- [SOURCE EXCERPT]:
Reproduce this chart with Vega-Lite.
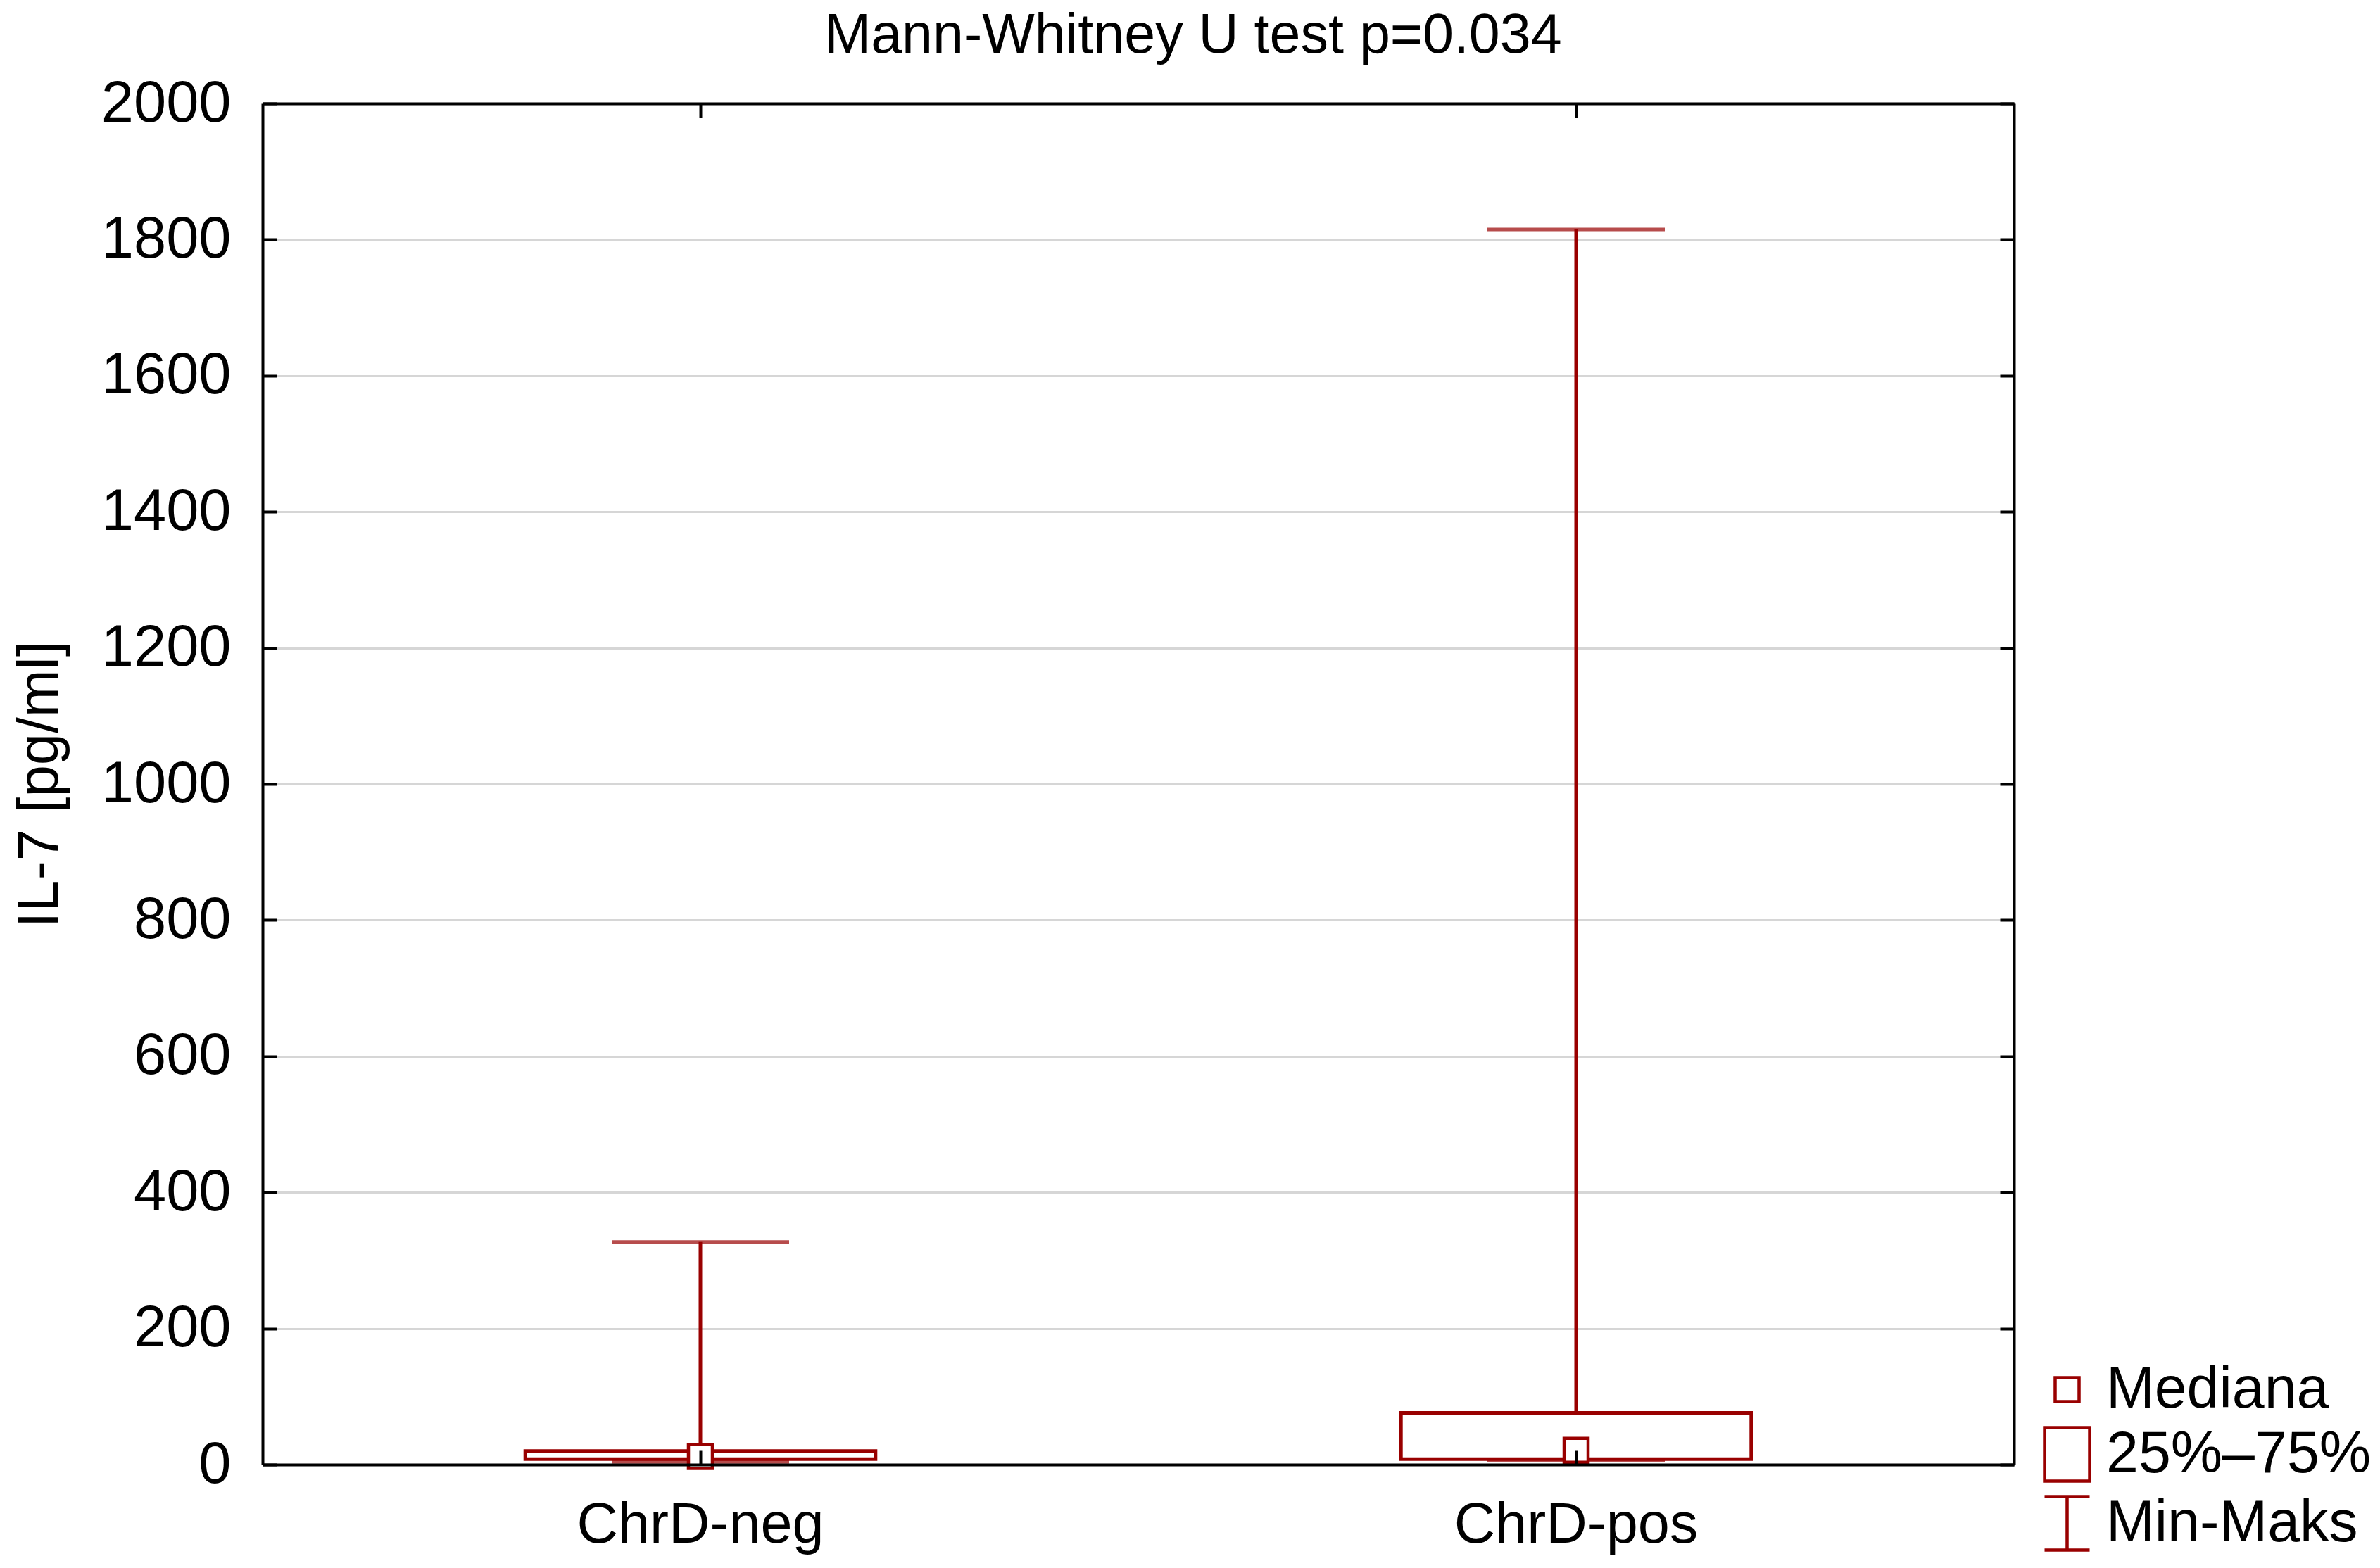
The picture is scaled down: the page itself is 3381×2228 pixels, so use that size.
{
  "$schema": "https://vega.github.io/schema/vega-lite/v6.json",
  "autosize": {"type": "none"},
  "padding": {"left": 373, "top": 147, "right": 520, "bottom": 147},
  "width": 2488,
  "height": 1934,
  "background": "white",
  "config": {
    "view": {"stroke": null},
    "font": "Liberation Sans",
    "axis": {"labelFont": "Liberation Sans", "titleFont": "Liberation Sans", "labelColor": "black", "titleColor": "black", "labelLimit": 0}
  },
  "title": {
    "text": "Mann-Whitney U test p=0.034",
    "font": "Liberation Sans",
    "fontSize": 79,
    "fontWeight": "normal",
    "color": "black",
    "anchor": "middle",
    "frame": "group",
    "dx": 78,
    "offset": 14
  },
  "data": {
    "values": [
      {"group": "ChrD-neg", "min": 4, "q1": 8, "median": 12, "q3": 20, "max": 327},
      {"group": "ChrD-pos", "min": 6, "q1": 8, "median": 21, "q3": 76, "max": 1815}
    ]
  },
  "resolve": {"axis": {"x": "independent", "y": "independent"}},
  "layer": [
    {
      "mark": {"type": "rule", "stroke": "#990000", "strokeWidth": 5},
      "encoding": {
        "x": {
          "field": "group", "type": "nominal", "sort": null,
          "scale": {"type": "band", "paddingInner": 0, "paddingOuter": 0},
          "axis": {
            "orient": "bottom", "title": null, "labelAngle": 0,
            "labelFontSize": 81, "labelPadding": 66, "tickSize": -20,
            "tickWidth": 4, "tickColor": "black", "domainColor": "black",
            "domainWidth": 4, "grid": false, "zindex": 1, "labelLimit": 0
          }
        },
        "y": {
          "field": "min", "type": "quantitative",
          "scale": {"domain": [0, 2000], "nice": false, "zero": true},
          "axis": {
            "orient": "left", "title": "IL-7 [pg/ml]", "titleFontSize": 81.5,
            "titleFontWeight": "normal", "titleX": -275, "titleBaseline": "bottom",
            "titleAngle": 270, "titleAlign": "center", "format": "d",
            "values": [0, 200, 400, 600, 800, 1000, 1200, 1400, 1600, 1800, 2000],
            "labelFontSize": 83, "labelPadding": 65, "tickSize": -20,
            "tickWidth": 4, "tickColor": "black", "domainColor": "black",
            "domainWidth": 4, "grid": true, "gridColor": "#d6d6d6",
            "gridWidth": 3, "zindex": 0, "labelFlush": false, "labelOverlap": false,
            "labelLimit": 0
          }
        },
        "y2": {"field": "max"}
      }
    },
    {
      "mark": {"type": "tick", "color": "#990000", "size": 252, "thickness": 5},
      "encoding": {
        "x": {
          "field": "group", "type": "nominal", "sort": null,
          "axis": {
            "orient": "top", "title": null, "labels": false, "tickSize": -20,
            "tickWidth": 4, "tickColor": "black", "domainColor": "black",
            "domainWidth": 4, "grid": false, "zindex": 1
          }
        },
        "y": {
          "field": "max", "type": "quantitative",
          "axis": {
            "orient": "right", "title": null, "labels": false,
            "values": [0, 200, 400, 600, 800, 1000, 1200, 1400, 1600, 1800, 2000],
            "tickSize": -20, "tickWidth": 4, "tickColor": "black",
            "domainColor": "black", "domainWidth": 4, "grid": false, "zindex": 1
          }
        }
      }
    },
    {
      "mark": {"type": "tick", "color": "#990000", "size": 252, "thickness": 5},
      "encoding": {
        "x": {"field": "group", "type": "nominal", "sort": null, "axis": null},
        "y": {"field": "min", "type": "quantitative", "axis": null}
      }
    },
    {
      "mark": {"type": "bar", "fill": "white", "stroke": "#990000", "strokeWidth": 5, "width": {"band": 0.4}},
      "encoding": {
        "x": {"field": "group", "type": "nominal", "sort": null, "axis": null},
        "y": {"field": "q1", "type": "quantitative", "axis": null},
        "y2": {"field": "q3"}
      }
    },
    {
      "mark": {"type": "point", "shape": "square", "fill": "white", "stroke": "#990000", "strokeWidth": 4.5, "size": 1156, "opacity": 1, "fillOpacity": 1},
      "encoding": {
        "x": {"field": "group", "type": "nominal", "sort": null, "axis": null},
        "y": {"field": "median", "type": "quantitative", "axis": null}
      }
    },
    {
      "data": {
        "values": [
          {"item": "Mediana"},
          {"item": "25%–75%"},
          {"item": "Min-Maks"}
        ]
      },
      "mark": {"type": "point", "filled": false, "stroke": "#990000", "strokeWidth": 4.5, "size": 6400, "opacity": 0},
      "encoding": {
        "shape": {
          "field": "item", "type": "nominal", "sort": null,
          "scale": {
            "domain": ["Mediana", "25%–75%", "Min-Maks"],
            "range": [
              "M-0.425,-0.425H0.425V0.425H-0.425Z",
              "M-0.8,-0.95H0.8V0.95H-0.8Z",
              "M-0.8,-0.95H0.8M0,-0.95V0.95M-0.8,0.95H0.8"
            ]
          },
          "legend": {
            "title": null,
            "orient": "none",
            "legendX": 2521,
            "legendY": 1785,
            "padding": 0,
            "symbolSize": 6400,
            "symbolStrokeColor": "#990000",
            "symbolFillColor": "white",
            "symbolStrokeWidth": 4.5,
            "symbolOpacity": 1,
            "labelFont": "Liberation Sans",
            "labelFontSize": 82.5,
            "labelColor": "black",
            "labelOffset": 13,
            "rowPadding": 3,
            "labelLimit": 0
          }
        }
      }
    }
  ]
}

- [THE EXERCISE]: Strip out the pictures and quote the remaining data word for word.

- [OUTPUT]:
Reproduce this chart with Vega-Lite.
The picture is scaled down: the page itself is 3381×2228 pixels, so use that size.
{
  "$schema": "https://vega.github.io/schema/vega-lite/v6.json",
  "autosize": {"type": "none"},
  "padding": {"left": 373, "top": 147, "right": 520, "bottom": 147},
  "width": 2488,
  "height": 1934,
  "background": "white",
  "config": {
    "view": {"stroke": null},
    "font": "Liberation Sans",
    "axis": {"labelFont": "Liberation Sans", "titleFont": "Liberation Sans", "labelColor": "black", "titleColor": "black", "labelLimit": 0}
  },
  "title": {
    "text": "Mann-Whitney U test p=0.034",
    "font": "Liberation Sans",
    "fontSize": 79,
    "fontWeight": "normal",
    "color": "black",
    "anchor": "middle",
    "frame": "group",
    "dx": 78,
    "offset": 14
  },
  "data": {
    "values": [
      {"group": "ChrD-neg", "min": 4, "q1": 8, "median": 12, "q3": 20, "max": 327},
      {"group": "ChrD-pos", "min": 6, "q1": 8, "median": 21, "q3": 76, "max": 1815}
    ]
  },
  "resolve": {"axis": {"x": "independent", "y": "independent"}},
  "layer": [
    {
      "mark": {"type": "rule", "stroke": "#990000", "strokeWidth": 5},
      "encoding": {
        "x": {
          "field": "group", "type": "nominal", "sort": null,
          "scale": {"type": "band", "paddingInner": 0, "paddingOuter": 0},
          "axis": {
            "orient": "bottom", "title": null, "labelAngle": 0,
            "labelFontSize": 81, "labelPadding": 66, "tickSize": -20,
            "tickWidth": 4, "tickColor": "black", "domainColor": "black",
            "domainWidth": 4, "grid": false, "zindex": 1, "labelLimit": 0
          }
        },
        "y": {
          "field": "min", "type": "quantitative",
          "scale": {"domain": [0, 2000], "nice": false, "zero": true},
          "axis": {
            "orient": "left", "title": "IL-7 [pg/ml]", "titleFontSize": 81.5,
            "titleFontWeight": "normal", "titleX": -275, "titleBaseline": "bottom",
            "titleAngle": 270, "titleAlign": "center", "format": "d",
            "values": [0, 200, 400, 600, 800, 1000, 1200, 1400, 1600, 1800, 2000],
            "labelFontSize": 83, "labelPadding": 65, "tickSize": -20,
            "tickWidth": 4, "tickColor": "black", "domainColor": "black",
            "domainWidth": 4, "grid": true, "gridColor": "#d6d6d6",
            "gridWidth": 3, "zindex": 0, "labelFlush": false, "labelOverlap": false,
            "labelLimit": 0
          }
        },
        "y2": {"field": "max"}
      }
    },
    {
      "mark": {"type": "tick", "color": "#990000", "size": 252, "thickness": 5},
      "encoding": {
        "x": {
          "field": "group", "type": "nominal", "sort": null,
          "axis": {
            "orient": "top", "title": null, "labels": false, "tickSize": -20,
            "tickWidth": 4, "tickColor": "black", "domainColor": "black",
            "domainWidth": 4, "grid": false, "zindex": 1
          }
        },
        "y": {
          "field": "max", "type": "quantitative",
          "axis": {
            "orient": "right", "title": null, "labels": false,
            "values": [0, 200, 400, 600, 800, 1000, 1200, 1400, 1600, 1800, 2000],
            "tickSize": -20, "tickWidth": 4, "tickColor": "black",
            "domainColor": "black", "domainWidth": 4, "grid": false, "zindex": 1
          }
        }
      }
    },
    {
      "mark": {"type": "tick", "color": "#990000", "size": 252, "thickness": 5},
      "encoding": {
        "x": {"field": "group", "type": "nominal", "sort": null, "axis": null},
        "y": {"field": "min", "type": "quantitative", "axis": null}
      }
    },
    {
      "mark": {"type": "bar", "fill": "white", "stroke": "#990000", "strokeWidth": 5, "width": {"band": 0.4}},
      "encoding": {
        "x": {"field": "group", "type": "nominal", "sort": null, "axis": null},
        "y": {"field": "q1", "type": "quantitative", "axis": null},
        "y2": {"field": "q3"}
      }
    },
    {
      "mark": {"type": "point", "shape": "square", "fill": "white", "stroke": "#990000", "strokeWidth": 4.5, "size": 1156, "opacity": 1, "fillOpacity": 1},
      "encoding": {
        "x": {"field": "group", "type": "nominal", "sort": null, "axis": null},
        "y": {"field": "median", "type": "quantitative", "axis": null}
      }
    },
    {
      "data": {
        "values": [
          {"item": "Mediana"},
          {"item": "25%–75%"},
          {"item": "Min-Maks"}
        ]
      },
      "mark": {"type": "point", "filled": false, "stroke": "#990000", "strokeWidth": 4.5, "size": 6400, "opacity": 0},
      "encoding": {
        "shape": {
          "field": "item", "type": "nominal", "sort": null,
          "scale": {
            "domain": ["Mediana", "25%–75%", "Min-Maks"],
            "range": [
              "M-0.425,-0.425H0.425V0.425H-0.425Z",
              "M-0.8,-0.95H0.8V0.95H-0.8Z",
              "M-0.8,-0.95H0.8M0,-0.95V0.95M-0.8,0.95H0.8"
            ]
          },
          "legend": {
            "title": null,
            "orient": "none",
            "legendX": 2521,
            "legendY": 1785,
            "padding": 0,
            "symbolSize": 6400,
            "symbolStrokeColor": "#990000",
            "symbolFillColor": "white",
            "symbolStrokeWidth": 4.5,
            "symbolOpacity": 1,
            "labelFont": "Liberation Sans",
            "labelFontSize": 82.5,
            "labelColor": "black",
            "labelOffset": 13,
            "rowPadding": 3,
            "labelLimit": 0
          }
        }
      }
    }
  ]
}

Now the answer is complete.